The sideshow tricks include how to hammer a nail into his nose, which he learned from a chiropractor. Caress also learned how to walk on broken glass and lie on a bed of nails. Walking on broken glass, according to Caress, could be described as similar to walking on fire coals — it hurts.
Fire breathing was also one of his many hobbies that he built up. However, since he’s grown his magician-styled beard and mustache, he has stopped that.
But it wasn’t until he made the leap of faith to start performing at venues, as well as quit his job as an engineer, that he made magic a full-time gig. He even works as a voice actor at Mystery Escape Room, but neither that nor Mellow Mushroom are what he considers full time. It’s the events and shows that keep his income steady.

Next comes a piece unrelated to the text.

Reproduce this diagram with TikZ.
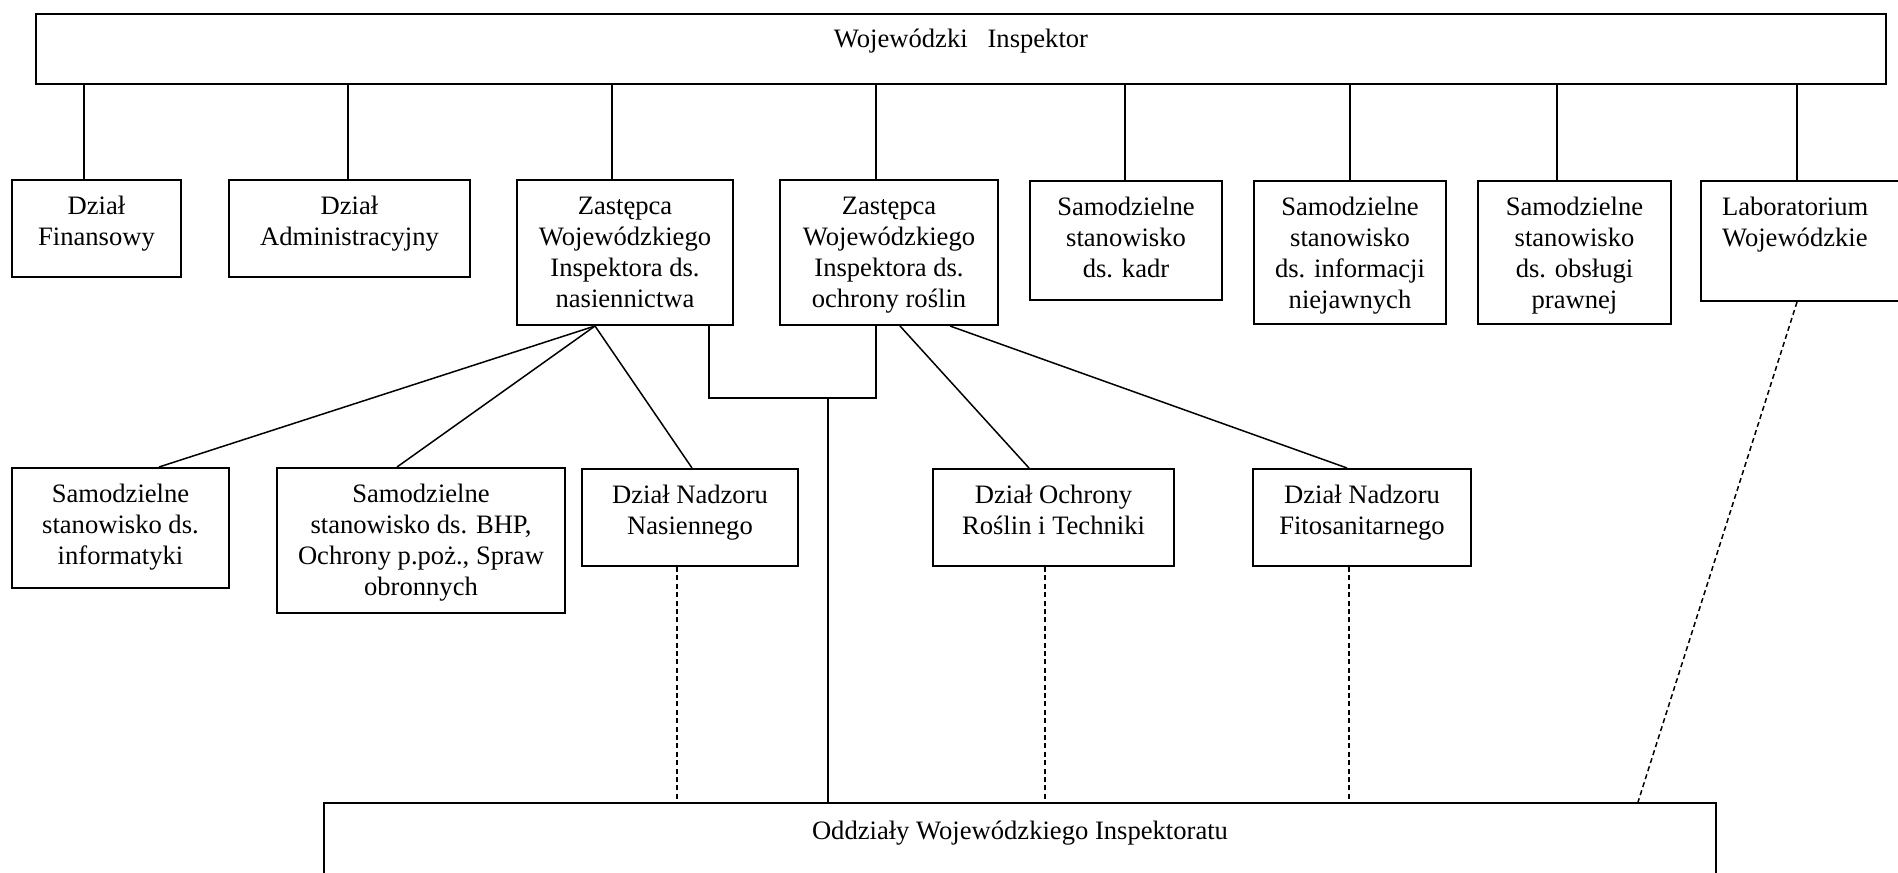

“I make enough money in December from holiday events to ride out the slow season, which we’re in now,” Caress said. “Then I go through summer to make enough money to live off through the slow months before the holidays. It’s a cycle.”
Caress uses gigs like Mellow Mushroom as an outlet for his talents. He takes these opportunities to practice things he wouldn’t otherwise have a chance to practice at venues or live shows, such as new magic card tricks.

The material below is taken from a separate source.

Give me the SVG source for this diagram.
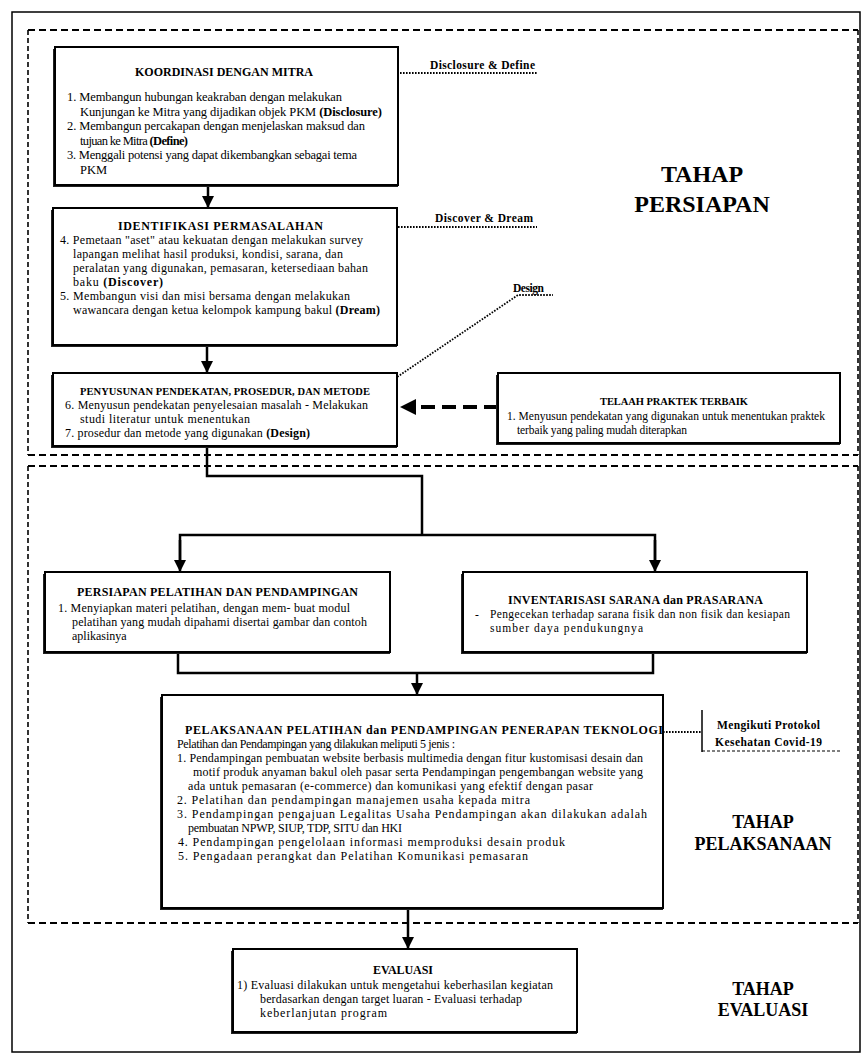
<svg xmlns="http://www.w3.org/2000/svg" width="863" height="1057" viewBox="0 0 863 1057">
<style>
text{font-family:"Liberation Serif","Times New Roman",serif;fill:#000}
.t1{font-size:12.5px}
.t{font-size:12px}
.s{font-size:11.5px}
.h{font-weight:bold;font-size:12px}
.hs{font-weight:bold;font-size:10.5px}
.lab{font-weight:bold;font-size:11.5px}
.big{font-weight:bold;font-size:24px}
.mid{font-weight:bold;font-size:18px}
.b{font-weight:bold}
.box{fill:#fff;stroke:#000;stroke-width:2}
.sh{fill:#222}
.frame{fill:none;stroke:#000;stroke-width:1.5}
.dash{stroke:#000;stroke-width:2;stroke-dasharray:7 4;fill:none}
.dashv{stroke:#000;stroke-width:1.6;stroke-dasharray:5 3;fill:none}
.con{stroke:#000;stroke-width:2.5;fill:none}
.dot{stroke:#000;stroke-width:1.8;stroke-dasharray:1.6 1.4;fill:none}
.thick{stroke:#000;stroke-width:4;stroke-dasharray:14 7;fill:none}
</style>
<defs>
<marker id="ah" markerUnits="userSpaceOnUse" markerWidth="12" markerHeight="12" refX="11" refY="6" orient="auto"><path d="M0,0 L12,6 L0,12 z" fill="#000"/></marker>
</defs>
<rect class="frame" x="12" y="12" width="848" height="1040"/>
<g id="stages">
<line class="dash" x1="28" y1="30" x2="858" y2="30"/>
<line class="dash" x1="28" y1="455" x2="858" y2="455"/>
<line class="dashv" x1="28" y1="30" x2="28" y2="455"/>
<line class="dashv" x1="858" y1="30" x2="858" y2="455"/>
<line class="dash" x1="28" y1="466" x2="858" y2="466"/>
<line class="dash" x1="28" y1="923" x2="858" y2="923"/>
<line class="dashv" x1="28" y1="466" x2="28" y2="923"/>
<line class="dashv" x1="858" y1="466" x2="858" y2="923"/>
<text class="big" x="702" y="182" text-anchor="middle">TAHAP</text>
<text class="big" x="702" y="212" text-anchor="middle">PERSIAPAN</text>
<text class="mid" x="763" y="828" text-anchor="middle">TAHAP</text>
<text class="mid" x="763" y="850" text-anchor="middle">PELAKSANAAN</text>
<text class="mid" x="763" y="995" text-anchor="middle">TAHAP</text>
<text class="mid" x="763" y="1016" text-anchor="middle">EVALUASI</text>
</g>
<g id="connectors">
<line class="con" x1="208" y1="185" x2="208" y2="207" marker-end="url(#ah)"/>
<line class="con" x1="207" y1="345" x2="207" y2="372" marker-end="url(#ah)"/>
<polyline class="con" points="207,446 207,476 422,476 422,535"/>
<polyline class="con" points="180,568 180,535 655,535 655,568"/>
<line class="con" x1="180" y1="540" x2="180" y2="571" marker-end="url(#ah)"/>
<line class="con" x1="655" y1="540" x2="655" y2="571" marker-end="url(#ah)"/>
<polyline class="con" points="178,652 178,673 653,673 653,652"/>
<line class="con" x1="417" y1="673" x2="417" y2="694" marker-end="url(#ah)"/>
<line class="con" x1="408" y1="908" x2="408" y2="948" marker-end="url(#ah)"/>
<line class="thick" x1="498" y1="407" x2="412" y2="407"/>
<path d="M400,407 L416,399 L416,415 z" fill="#000"/>
<line class="dot" x1="313" y1="73" x2="537" y2="73"/>
<line class="dot" x1="323" y1="227" x2="537" y2="227"/>
<polyline class="dot" points="375,392 518,295 553,295"/>
<line class="dot" x1="663" y1="732" x2="702" y2="732"/>
</g>
<g id="labels">
<text class="lab" x="430" y="69" textLength="105">Disclosure &amp; Define</text>
<text class="lab" x="435" y="222" textLength="98">Discover &amp; Dream</text>
<text class="lab" x="513" y="292" textLength="31">Design</text>
</g>
<g id="koordinasi">
<rect class="sh" x="53" y="49" width="345" height="138"/>
<rect class="box" x="55" y="47" width="343" height="138"/>
<text class="h" x="135" y="76" textLength="178">KOORDINASI DENGAN MITRA</text>
<text class="t1" x="67" y="101" textLength="275">1. Membangun hubungan keakraban dengan melakukan</text>
<text class="t1" x="80" y="115.5" textLength="302">Kunjungan ke Mitra yang dijadikan objek PKM <tspan class="b">(Disclosure)</tspan></text>
<text class="t1" x="67" y="130" textLength="298">2. Membangun percakapan dengan menjelaskan maksud dan</text>
<text class="t1" x="80" y="144.5" textLength="108">tujuan ke Mitra <tspan class="b">(Define)</tspan></text>
<text class="t1" x="67" y="159" textLength="290">3. Menggali potensi yang dapat dikembangkan sebagai tema</text>
<text class="t1" x="80" y="173.5">PKM</text>
</g>
<g id="identifikasi">
<rect class="sh" x="51" y="210" width="346" height="137"/>
<rect class="box" x="53" y="208" width="344" height="137"/>
<text class="h" x="118" y="230" textLength="205">IDENTIFIKASI PERMASALAHAN</text>
<text class="t" x="60" y="243.5" textLength="303">4. Pemetaan "aset" atau kekuatan dengan melakukan survey</text>
<text class="t" x="73" y="257.5" textLength="270">lapangan melihat hasil produksi, kondisi, sarana, dan</text>
<text class="t" x="73" y="271.5" textLength="295">peralatan yang digunakan, pemasaran, ketersediaan bahan</text>
<text class="t" x="73" y="285.5" textLength="90">baku <tspan class="b">(Discover)</tspan></text>
<text class="t" x="60" y="299.5" textLength="290">5. Membangun visi dan misi bersama dengan melakukan</text>
<text class="t" x="73" y="313.5" textLength="307">wawancara dengan ketua kelompok kampung bakul <tspan class="b">(Dream)</tspan></text>
</g>
<g id="penyusunan">
<rect class="sh" x="51" y="375" width="346" height="73"/>
<rect class="box" x="53" y="373" width="344" height="73"/>
<text class="hs" x="80" y="395" textLength="290">PENYUSUNAN PENDEKATAN, PROSEDUR, DAN METODE</text>
<text class="t" x="65" y="408.5" textLength="303">6. Menyusun pendekatan penyelesaian masalah - Melakukan</text>
<text class="t" x="80" y="422.5" textLength="170">studi literatur untuk menentukan</text>
<text class="t" x="65" y="436.5" textLength="245">7. prosedur dan metode yang digunakan <tspan class="b">(Design)</tspan></text>
</g>
<g id="telaah">
<rect class="sh" x="496" y="375" width="344" height="70"/>
<rect class="box" x="498" y="373" width="342" height="70"/>
<text class="hs" x="600" y="405" textLength="148">TELAAH PRAKTEK TERBAIK</text>
<text class="s" x="507" y="420" textLength="318">1. Menyusun pendekatan yang digunakan untuk menentukan praktek</text>
<text class="s" x="517" y="434" textLength="170">terbaik yang paling mudah diterapkan</text>
</g>
<g id="persiapan-pelatihan">
<rect class="sh" x="43" y="574" width="347" height="80"/>
<rect class="box" x="45" y="572" width="345" height="80"/>
<text class="h" x="77" y="596" textLength="281">PERSIAPAN PELATIHAN DAN PENDAMPINGAN</text>
<text class="t" x="58" y="611.5" textLength="292">1. Menyiapkan materi pelatihan, dengan mem- buat modul</text>
<text class="t" x="72" y="625.5" textLength="295">pelatihan yang mudah dipahami disertai gambar dan contoh</text>
<text class="t" x="72" y="639.5">aplikasinya</text>
</g>
<g id="inventarisasi">
<rect class="sh" x="461" y="574" width="346" height="80"/>
<rect class="box" x="463" y="572" width="344" height="80"/>
<text class="h" x="508" y="603.5" textLength="255">INVENTARISASI SARANA dan PRASARANA</text>
<text class="s" x="475" y="618">-</text>
<text class="s" x="490" y="618" textLength="300">Pengecekan terhadap sarana fisik dan non fisik dan kesiapan</text>
<text class="s" x="490" y="631.5" textLength="153">sumber daya pendukungnya</text>
</g>
<g id="pelaksanaan">
<rect class="sh" x="160" y="697" width="503" height="213"/>
<rect class="box" x="162" y="695" width="501" height="213"/>
<text class="h" x="185" y="734" textLength="478">PELAKSANAAN PELATIHAN dan PENDAMPINGAN PENERAPAN TEKNOLOGI</text>
<text class="t" x="177" y="748" textLength="278">Pelatihan dan Pendampingan yang dilakukan meliputi 5 jenis :</text>
<text class="t" x="177" y="762" textLength="466">1. Pendampingan pembuatan website berbasis multimedia dengan fitur kustomisasi desain dan</text>
<text class="t" x="193" y="776" textLength="450">motif produk anyaman bakul oleh pasar serta Pendampingan pengembangan website yang</text>
<text class="t" x="188" y="790" textLength="405">ada untuk pemasaran (e-commerce) dan komunikasi yang efektif dengan pasar</text>
<text class="t" x="177" y="804" textLength="353">2. Pelatihan dan pendampingan manajemen usaha kepada mitra</text>
<text class="t" x="177" y="818" textLength="470">3. Pendampingan pengajuan Legalitas Usaha Pendampingan akan dilakukan adalah</text>
<text class="t" x="188" y="832" textLength="214">pembuatan NPWP, SIUP, TDP, SITU dan HKI</text>
<text class="t" x="178" y="846" textLength="387">4. Pendampingan pengelolaan informasi memproduksi desain produk</text>
<text class="t" x="178" y="860" textLength="350">5. Pengadaan perangkat dan Pelatihan Komunikasi pemasaran</text>
</g>
<g id="protokol">
<line x1="702" y1="710" x2="702" y2="752" stroke="#000" stroke-width="1.5"/>
<line class="dashv" x1="702" y1="751" x2="840" y2="751" style="stroke-width:1.2;stroke-dasharray:3 2"/>
<text class="lab" x="717" y="729" textLength="103">Mengikuti Protokol</text>
<text class="lab" x="715" y="746" textLength="107">Kesehatan Covid-19</text>
</g>
<g id="evaluasi">
<rect class="sh" x="231" y="951" width="346" height="83"/>
<rect class="box" x="233" y="949" width="344" height="83"/>
<text class="h" x="373" y="974" textLength="60">EVALUASI</text>
<text class="t" x="237" y="989" textLength="316">1) Evaluasi dilakukan untuk mengetahui keberhasilan kegiatan</text>
<text class="t" x="260" y="1003" textLength="262">berdasarkan dengan target luaran - Evaluasi terhadap</text>
<text class="t" x="260" y="1017" textLength="127">keberlanjutan program</text>
</g>
</svg>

This is also the time for Caress’ assistant McCulley to either assist Caress or practice her own techniques, like balloon animals and dresses.
About four years ago, McCulley started learning the art of balloon making. It started after a year of helping Caress street perform.
“I thought, ‘What can I do to keep the line coming?’” McCulley said. “Because Elias wouldn’t do it, I thought, ‘I’ll do balloons.’”
McCulley regularly attends a once-a-month group called Balloon Jam. She also learns from a mentor who helps her design balloon creations, from simple animals to Cinderella with her long blue dress and blonde hair.
Like Caress, however, McCulley works with multiple types of performing arts. Not only does she assist magicians and create balloon creations, but she also hula hoops, belly dances, does AcroYoga — which is a partner yoga — as well as clowning, burlesque and poi.
Similar to Caress, she’s also learned to fire eat and still performs with it, since a beard is something she doesn’t have to worry about.
McCulley’s fire talents have even led her to the big screen in the movie “The Lone Ranger” with Johnny Depp. During the audition she shot confetti, ate fire, did silk bands and even lay on a bed of nails and had Caress jump over her as she was lying down.
“Watching everyone at the audition was like watching the best show,” McCulley said. “There were so many different things. Every circus performer you could think of was there.”
After she was picked, McCulley and six other people were sent down to New Mexico for the shoot, which was done only at night from 5 p.m. to 7 a.m.
“I was the queen of fire,” McCulley said. “I had this crazy outfit with this crazy wig.”